The Conservatives said that’s a rate of job growth slightly faster than the pace over the last five years, as Canada emerged from the 2008 recession. Harper said he would achieve the target through previously announced measures, such as a cut to the payroll tax, investments in skilled trades training and the new Home Renovation Tax Credit. Harper didn’t announce any new measures Tuesday.

Harper said the jobs created since the recession are 90 per cent full time, more than 80 per cent of them in the private sector and most in high-wage industries.
“I see no reason why we could not replicate those kinds of numbers going forward,” he said.
Harper made his second stop of the campaign in Winnipeg Tuesday morning, taking a photo-op tour of Bison Transport’s warehouse facility off Wellington Avenue near Richardson International Airport and delivering a short speech to workers and Tory supporters.
As he has throughout the campaign, Harper said trusting the NDP or the Liberals with the fragile economy would be reckless.
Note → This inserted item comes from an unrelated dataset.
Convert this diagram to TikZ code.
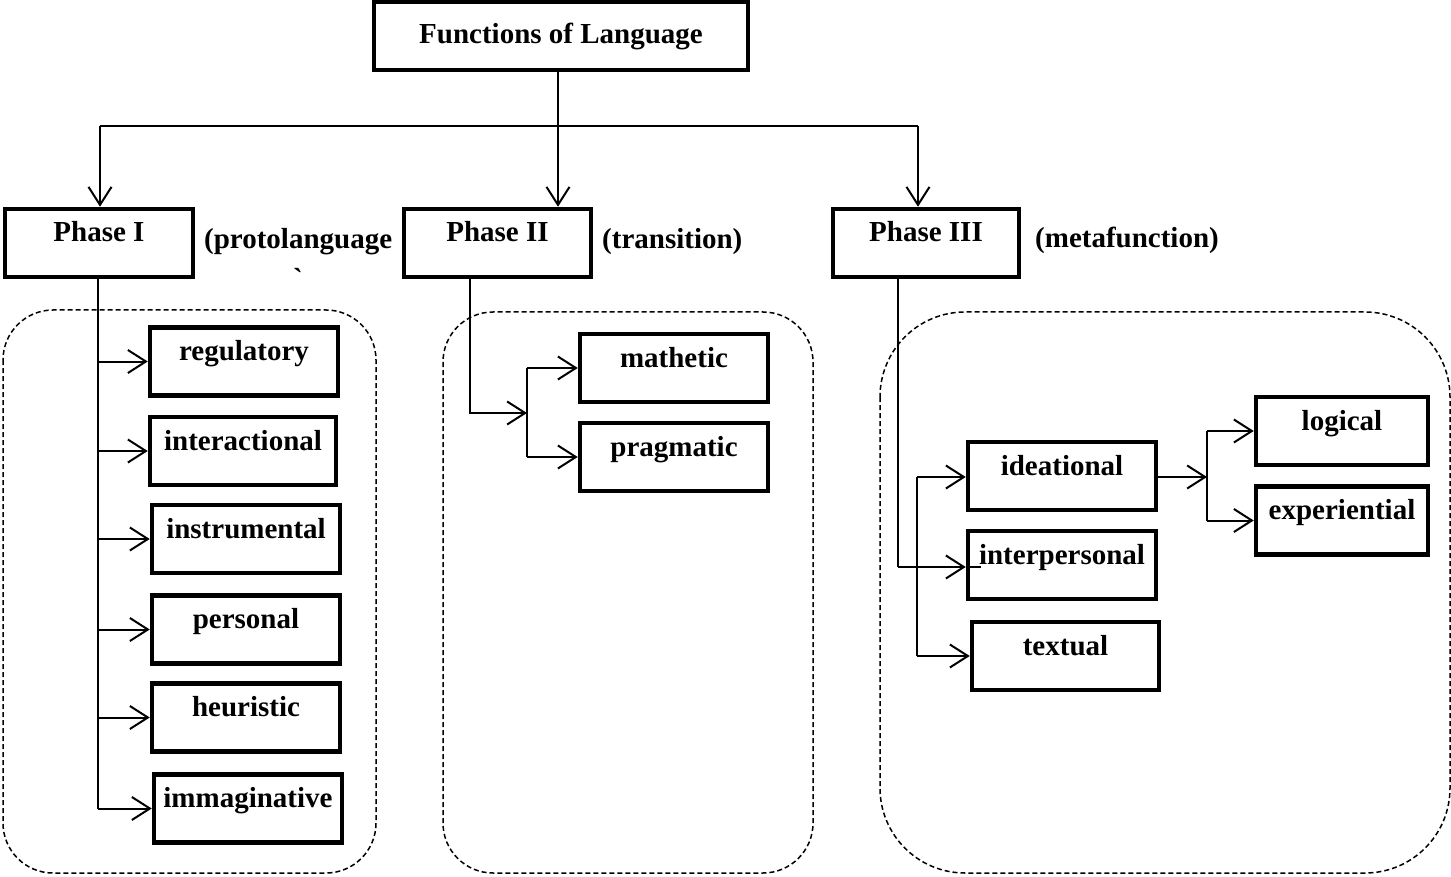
\documentclass[tikz,border=0pt]{standalone}
\usepackage{fontspec}
\setmainfont{Liberation Serif}
\newfontfamily\plainserif{Liberation Serif}
\usetikzlibrary{arrows.meta}
\begin{document}
\begin{tikzpicture}[x=1pt,y=-1pt,
  font=\fontsize{29}{34}\selectfont\bfseries,
  fbox/.style={draw, line width=4.5pt, inner sep=0pt, minimum width=#1,
    minimum height=68pt, text height=20pt, text depth=22pt},
  fbox/.default=188pt,
  link/.style={line width=2pt},
  arr/.style={link, -{Straight Barb[length=18pt,width=23pt]}},
  group/.style={draw, dash pattern=on 5pt off 3pt, line width=1.5pt, rounded corners=#1},
  note/.style={anchor=base west, inner sep=0pt}]
\useasboundingbox (0,0) rectangle (1451,877);

% dashed groupings
\draw[group=50pt] (3,310) rectangle (376,873);
\draw[group=50pt] (443,312) rectangle (813,873);
\draw[group=85pt] (880,312) rectangle (1450,873);

% root and phases
\node[fbox=374pt, text height=24pt, text depth=8pt] (top) at (561,36) {Functions of Language};
\node[fbox] (P1) at (99,243) {Phase I};
\node[fbox=187pt] (P2) at (497.5,243) {Phase II};
\node[fbox=186pt] (P3) at (926,243) {Phase III};

\node[note] (n1) at (204,249) {(protolanguage};
\node[anchor=north, inner sep=0pt] (n1b) at (298,268) {\plainserif\bfseries `};
\node[note] (n2) at (602,249) {(transition)};
\node[note] (n3) at (1035,248) {(metafunction)};

% phase I functions
\node[fbox] (reg) at (244,361.5) {regulatory};
\node[fbox=186pt] (int) at (243,451) {interactional};
\node[fbox] (ins) at (246,539) {instrumental};
\node[fbox] (per) at (246,629.5) {personal};
\node[fbox] (heu) at (246,717.5) {heuristic};
\node[fbox] (imm) at (248,808.5) {immaginative};

% phase II functions
\node[fbox] (math) at (674,368) {mathetic};
\node[fbox] (prag) at (674,457) {pragmatic};

% phase III functions
\node[fbox] (ide) at (1062,476) {ideational};
\node[fbox] (inter) at (1062,565) {interpersonal};
\node[fbox=187pt] (tex) at (1065.5,656) {textual};
\node[fbox=172pt] (log) at (1342,431) {logical};
\node[fbox=172pt] (exp) at (1342,520.5) {experiential};

% root to phases
\coordinate (hub) at (558,126);
\coordinate (L) at (100,126);
\coordinate (R) at (918,126);
\draw[link] (top.south -| hub) -- (hub);
\draw[line width=1.5pt] (L) -- (R);
\draw[arr] (hub) -- (hub |- P2.north);
\draw[arr] (L) -- (L |- P1.north);
\draw[arr] (R) -- (R |- P3.north);

% phase I bus
\coordinate (b1) at (98,808);
\draw[link] (P1.south -| b1) -- (b1 |- imm.west);
\foreach \n in {reg,int,ins,per,heu,imm}
  \draw[arr] (b1 |- \n.west) -- (\n.west);

% phase II branch
\coordinate (b2) at (470,413);
\coordinate (j2) at (527,413);
\draw[arr] (P2.south -| b2) |- (j2);
\draw[link] (j2 |- math.west) -- (j2 |- prag.west);
\draw[arr] (j2 |- math.west) -- (math.west);
\draw[arr] (j2 |- prag.west) -- (prag.west);

% phase III branch
\coordinate (b3) at (898,567);
\draw[line width=1.2pt] (P3.south -| b3) -- (b3);
\draw[arr] (b3) -- (b3 -| inter.west);
\draw[link] (b3 -| inter.west) -- ([xshift=15pt]b3 -| inter.west);
\coordinate (c3) at (917,477);
\draw[link] (c3) -- (c3 |- tex.west);
\draw[arr] (c3) -- (c3 -| ide.west);
\draw[arr] (c3 |- tex.west) -- (tex.west);

% ideational subdivision
\coordinate (d3) at (1207,477);
\draw[arr] (ide.east |- d3) -- (d3);
\draw[link] (d3 |- log.west) -- (d3 |- exp.west);
\draw[arr] (d3 |- log.west) -- (log.west);
\draw[arr] (d3 |- exp.west) -- (exp.west);
\end{tikzpicture}
\end{document}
“Europe has an ongoing debt crisis, economies are slowing, markets are crashing in parts of Asia. This, friends, is the world we live in. It is difficult. It is dangerous. It is an unstable global economy,” Harper told the crowd. “There is no better place to be than right here.”
Harper also touted his government’s infrastructure spending, and name-checked several large-scale local projects that won federal cash in recent years, including the Plessis Road underpass, CentrePort Canada Way, and the expansion of the RBC Convention Centre. He also mentioned the $155 million Waverley underpass, which the Tories agreed to help fund just days before the campaign began. The underpass has now become Conservative MP Joyce Bateman’s re-election calling card in Winnipeg South Centre, one of the city’s too-close-to-call races.
Harper also used his visit to highlight local candidates, including Elmwood-Transcona MP Lawrence Toet and Saint Boniface-Saint Vital candidate François Catellier.
Toet, who is also in a tough fight to keep his seat, introduced the prime minister, who then mispronounced Toet’s name as “Tate” instead of “Tote.”
“I’m used to Vic Toews,” quipped Harper, after correcting himself.